| Wed April 9 | am: 101, 109 pm: 24 | Dan 3.13-28 | Romans 10.14-21 | Jn 8.31-47 |
WEDNESDAY OF LENT V –Bl. Dietrich Bonhoeffer, Pastor, Scholar, Martyr, 1945.
LITURGICAL THEME FOR THE DAY: Bonhoeffer was born in 1906, the son of a professor of psychiatry and neurology at the University of Berlin. He was an outstanding student, and at the age of 25 became a lecturer in systematic theology at the same University. When Hitler came to power in 1933, Bonheoffer became a leading spokesman for the Confessing Church, the center of Protestant resistance to the Nazis. He organized and, for a time, led the underground seminar of the Confessing Church.
Bonheoffer had been taught not to “resist the powers that be,” but he came to believe that doing so was sometimes the right choice. In 1939, his brother-in-law introduced him to a group planning the overthrow of Hitler, and he made significant contributions to their work. (He was at this time an employee of the Military Intelligence Department.) He was arrested in April 1943 and imprisoned in Berlin. After the failure of the attempt on Hitler’s life in April 1944, he was sent first to Buchenwald and then to Schoenberg Prison. His life was spared because he had a relative who stood high in the government, but then this relative was himself implicated in anti-Nazi plots. On Sunday, 8 April 1945, he had just finished conducting a service of worship at Schoenberg when two soldiers came in, saying, “Prisoner Bonheoffer, make ready and come with us,” the standard summons to a condemned prisoner. As he left, he said to another prisoner, “This is the end — but for me, the beginning — of life.” He was hanged the next day, less than a week before the Allies reached the camp.
MEDITATION OF THE DAY: The Old Testament lesson from Daniel is a familiar one as we read again the story of Shadrach, Meshach, and Abednego. While it is a stunning story, it does have a simple but powerful message to convey. Faithfulness and Obedience to God are the always the driving moral principles of our lives. Obedience to coaches, bosses even spouses has its place except when it conflicts with God’s laws and principles (even if you are royalty). The clear call to us is that we are to stand firm in our faith always in all places. We must never compromise the one holy catholic and apostolic faith, always choosing God over any opposing interests. It is unlikely that most of us in the West will be cast into fiery furnaces, but whatever we face, God is with us before, during, and after. He will be faithful and present with us providing we render the same.
PRAYER OF THE DAY: “Receive our prayers, dear Lord, for those who are persecuted and imprisoned for the faith this day. We ask You to stretch forth Your loving arms to these forgotten ones and provide for them refreshment, hope, and peace through Your compassions and the instruments of peace that You provide for them. Amen.

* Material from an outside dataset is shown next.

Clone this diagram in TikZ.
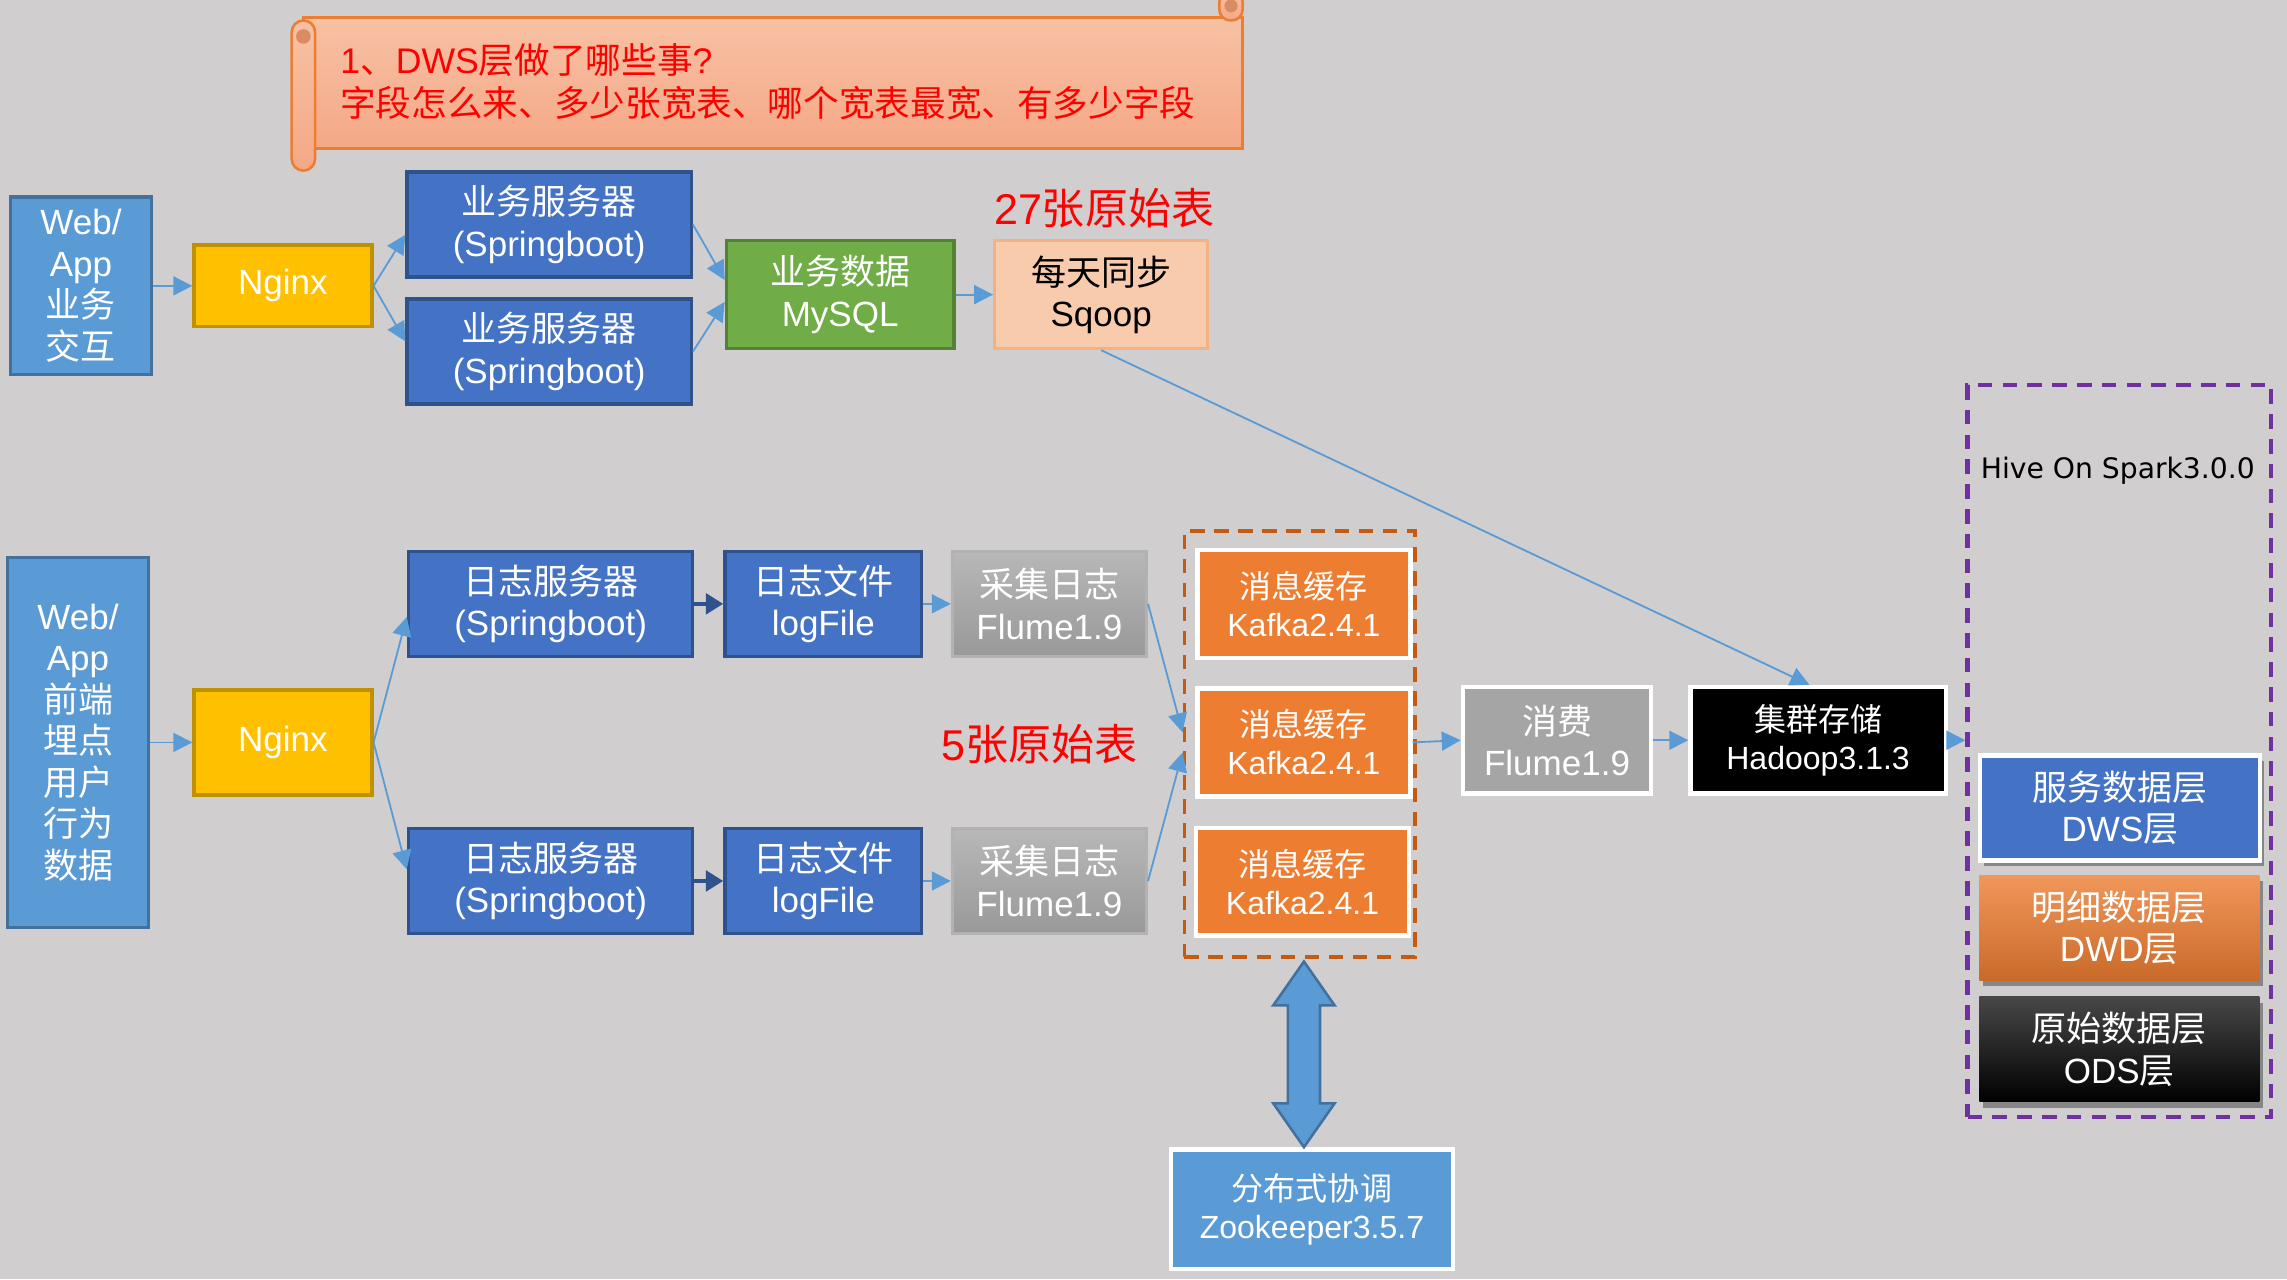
\documentclass[tikz,border=0pt]{standalone}
\usepackage{fontspec}
\setmainfont{Liberation Sans}
\newfontfamily\cjk{Noto Sans CJK SC}
\newfontfamily\hivefont{DejaVu Sans}
\usetikzlibrary{calc,arrows.meta,shadows}
\definecolor{bggray}{HTML}{D0CECE}
\definecolor{ltblue}{HTML}{5B9BD5}
\definecolor{ltblueD}{HTML}{41719C}
\definecolor{blue}{HTML}{4472C4}
\definecolor{blueD}{HTML}{2F528F}
\definecolor{gold}{HTML}{FFC000}
\definecolor{goldD}{HTML}{BF9000}
\definecolor{green}{HTML}{70AD47}
\definecolor{greenD}{HTML}{548235}
\definecolor{peach}{HTML}{F8CBAD}
\definecolor{peachD}{HTML}{F4B183}
\definecolor{orange}{HTML}{ED7D31}
\definecolor{rust}{HTML}{C55A11}
\definecolor{purple}{HTML}{7030A0}
\definecolor{gray}{HTML}{A5A5A5}
\definecolor{red}{HTML}{FF0000}
\definecolor{scrollT}{HTML}{F7C1A4}
\definecolor{scrollB}{HTML}{F4A886}
\definecolor{scrollD}{HTML}{D98B64}
\newcommand{\zh}[1]{{\cjk #1}}
\newcommand{\bigtxt}{\fontsize{13.66}{16.2}\selectfont}
\newcommand{\smalltxt}{\fontsize{12.5}{14.8}\selectfont}
\newcommand{\redtxt}{\fontsize{16.8}{20}\selectfont}

\tikzset{
  box/.style={draw,line width=0.45mm,text=white,align=center,inner sep=0pt,font=\bigtxt},
  webbox/.style={box,fill=ltblue,draw=ltblueD,minimum width=19.4mm},
  nginxbox/.style={box,fill=gold,draw=goldD,minimum width=24.4mm},
  srvbox/.style={box,fill=blue,draw=blueD,minimum width=39mm,minimum height=14.4mm},
  filebox/.style={box,fill=blue,draw=blueD,minimum width=27mm,minimum height=14.4mm},
  sqlbox/.style={box,fill=green,draw=greenD,minimum width=31.2mm,minimum height=14.8mm},
  sqoopbox/.style={box,fill=peach,draw=peachD,text=black,minimum width=29.2mm,minimum height=14.8mm},
  flumebox/.style={box,top color=black!28,bottom color=black!40,draw=black!30,minimum width=26.6mm,minimum height=14.4mm},
  kafkabox/.style={box,fill=orange,draw=white,line width=0.6mm,font=\smalltxt,minimum width=29.2mm,minimum height=14.8mm},
  consbox/.style={box,fill=gray,draw=white,line width=0.6mm,minimum width=25.8mm,minimum height=14.6mm},
  hdpbox/.style={box,fill=black,draw=white,line width=0.6mm,font=\smalltxt,minimum width=35mm,minimum height=14.6mm},
  zkbox/.style={box,fill=ltblue,draw=white,line width=0.6mm,font=\smalltxt,minimum width=38.6mm,minimum height=16.4mm},
  layerbox/.style={box,draw=none,minimum width=38.4mm,minimum height=14.4mm,
    drop shadow={shadow xshift=0.5mm,shadow yshift=-0.8mm,fill=black,opacity=0.35}},
  kgroup/.style={draw=rust,line width=0.5mm,dash pattern=on 2mm off 1.3mm,minimum width=31.6mm,minimum height=58.4mm},
  hgroup/.style={draw=purple,line width=0.6mm,dash pattern=on 2mm off 1.4mm,minimum width=41.6mm,minimum height=100.4mm},
  redlabel/.style={text=red,font=\redtxt,inner sep=0pt},
  flowline/.style={-{Triangle[length=2.6mm,width=2.6mm]},draw=ltblue,fill=ltblue,line width=0.25mm},
  darkline/.style={-{Triangle[length=2.4mm,width=2.8mm]},draw=blueD,fill=blueD,line width=0.6mm},
  scrollpaint/.style={draw=orange,line width=0.35mm,top color=scrollT,bottom color=scrollB},
  zkarrow/.style={fill=ltblue,draw=ltblueD,line width=0.35mm,line join=miter}
}

\begin{document}
\begin{tikzpicture}[x=0.2mm,y=-0.2mm]
\useasboundingbox (0,0) rectangle (1568,877);
\fill[bggray] (0,0) rectangle (1568,877);

% scroll banner
\draw[scrollpaint] (208,12) rectangle (852,102);
\draw[scrollpaint,rounded corners=1.5mm] (836,-6) rectangle (852,14);
\fill[scrollD] (844,4) circle[radius=0.9mm];
\draw[scrollpaint,rounded corners=1.6mm] (200,14) rectangle (216,117);
\fill[scrollD] (208,25) circle[radius=1mm];
\node[anchor=west,align=left,text=red,inner sep=0pt,font=\fontsize{13.9}{16.5}\selectfont] (note) at (233,56)
  {1\zh{、}DWS\zh{层做了哪些事}?\\\zh{字段怎么来、多少张宽表、哪个宽表最宽、有多少字段}};

% business data
\node[webbox,minimum height=24.4mm] (web1) at (55.5,196) {Web/\\App\\\zh{业务}\\\zh{交互}};
\node[nginxbox,minimum height=11.2mm] (ngx1) at (194,196) {Nginx};
\node[srvbox] (biz1) at (376.5,154) {\zh{业务服务器}\\(Springboot)};
\node[srvbox] (biz2) at (376.5,241) {\zh{业务服务器}\\(Springboot)};
\node[sqlbox] (mysql) at (576,202) {\zh{业务数据}\\MySQL};
\node[sqoopbox] (sqoop) at (755,202) {\zh{每天同步}\\Sqoop};
\node[redlabel] (n27) at (757,143) {27\zh{张原始表}};

% log data
\node[webbox,minimum height=50.8mm] (web2) at (53.5,509)
  {Web/\\App\\\zh{前端}\\\zh{埋点}\\\zh{用户}\\\zh{行为}\\\zh{数据}};
\node[nginxbox,minimum height=14.4mm] (ngx2) at (194,509) {Nginx};
\node[srvbox] (log1) at (377.5,414) {\zh{日志服务器}\\(Springboot)};
\node[srvbox] (log2) at (377.5,604) {\zh{日志服务器}\\(Springboot)};
\node[filebox] (file1) at (564.5,414) {\zh{日志文件}\\logFile};
\node[filebox] (file2) at (564.5,604) {\zh{日志文件}\\logFile};
\node[flumebox] (flm1) at (719.5,414) {\zh{采集日志}\\Flume1.9};
\node[flumebox] (flm2) at (719.5,604) {\zh{采集日志}\\Flume1.9};
\node[redlabel] (n5) at (713,510) {5\zh{张原始表}};

% kafka, storage, warehouse
\node[kgroup] (kfkgrp) at (891,510) {};
\node[kafkabox] (kfk1) at (894,414) {\zh{消息缓存}\\Kafka2.4.1};
\node[kafkabox] (kfk2) at (894,509) {\zh{消息缓存}\\Kafka2.4.1};
\node[kafkabox] (kfk3) at (893,604.5) {\zh{消息缓存}\\Kafka2.4.1};
\node[consbox] (cons) at (1067.5,507.5) {\zh{消费}\\Flume1.9};
\node[hdpbox] (hdp) at (1246.5,507.5) {\zh{集群存储}\\Hadoop3.1.3};
\node[hgroup] (hive) at (1453,515) {};
\node[font=\hivefont\fontsize{11}{13}\selectfont,inner sep=0pt] (hivetxt) at (1452,323) {Hive On Spark3.0.0};
\node[layerbox,fill=blue,draw=white,line width=0.6mm,drop shadow={opacity=0}] (dws) at (1453.5,554) {\zh{服务数据层}\\DWS\zh{层}};
\node[layerbox,top color=orange!80!white,bottom color=orange!85!black] (dwd) at (1453,636) {\zh{明细数据层}\\DWD\zh{层}};
\node[layerbox,top color=black!72,bottom color=black] (ods) at (1453,719.5) {\zh{原始数据层}\\ODS\zh{层}};
\node[zkbox] (zk) at (899.5,829) {\zh{分布式协调}\\Zookeeper3.5.7};

% connectors
\draw[flowline] (web1) -- (ngx1);
\draw[flowline] (ngx1.east) -- ([yshift=-1.4mm]biz1.west);
\draw[flowline] (ngx1.east) -- ([yshift=1.4mm]biz2.west);
\draw[flowline] (biz1.east) -- ([yshift=2mm]mysql.west);
\draw[flowline] (biz2.east) -- ([yshift=-1mm]mysql.west);
\draw[flowline] (mysql) -- (sqoop);
\draw[flowline] (sqoop.south) -- ([xshift=-1.2mm]hdp.north);
\draw[flowline] (web2) -- (ngx2);
\draw[flowline] (ngx2.east) -- ([yshift=-1.8mm]log1.west);
\draw[flowline] (ngx2.east) -- ([yshift=1.6mm]log2.west);
\draw[darkline] (log1) -- (file1);
\draw[darkline] (log2) -- (file2);
\draw[flowline] (file1) -- (flm1);
\draw[flowline] (file2) -- (flm2);
\draw[flowline] (flm1.east) -- ([yshift=1.6mm]kfkgrp.west);
\draw[flowline] (flm2.east) -- ([yshift=-1.2mm]kfkgrp.west);
\draw[flowline] (kfk2.east) -- (cons.west);
\draw[flowline] (cons) -- (hdp);
\draw[flowline] (hdp.east) -- (hdp.east -| hive.west);

% zookeeper double arrow
\coordinate (zt) at ($(kfkgrp.south)+(3,2)$);
\coordinate (zb) at (zt |- zk.north);
\draw[zkarrow] (zt) -- ++(21,30) -- ++(-10,0) -- ($(zb)+(11,-30)$) -- ++(10,0) -- (zb)
  -- ++(-21,-30) -- ++(10,0) -- ($(zt)+(-11,30)$) -- ++(-10,0) -- cycle;
\end{tikzpicture}
\end{document}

ANCIENT WISDOM/PRESENT GRACE: “The man who fears to be alone will never be anything but lonely, no matter how much he may surround himself with people. But the man, who learns, in solitude and recollection, to be at peace with his loneliness, and to prefer its reality to the illusion of merely natural companionship, comes to know the invincible companionship of God.” –Thomas Merton, No Man Is an Island
Lenten Discipline – Take 20 minutes in each part of your day (morning, noon, and night) to consider people around you in the places you are who are facing a fiery furnace. Offer the prayer above for them and then seek to offer them some refreshment through a kind word, deed, or gracious act.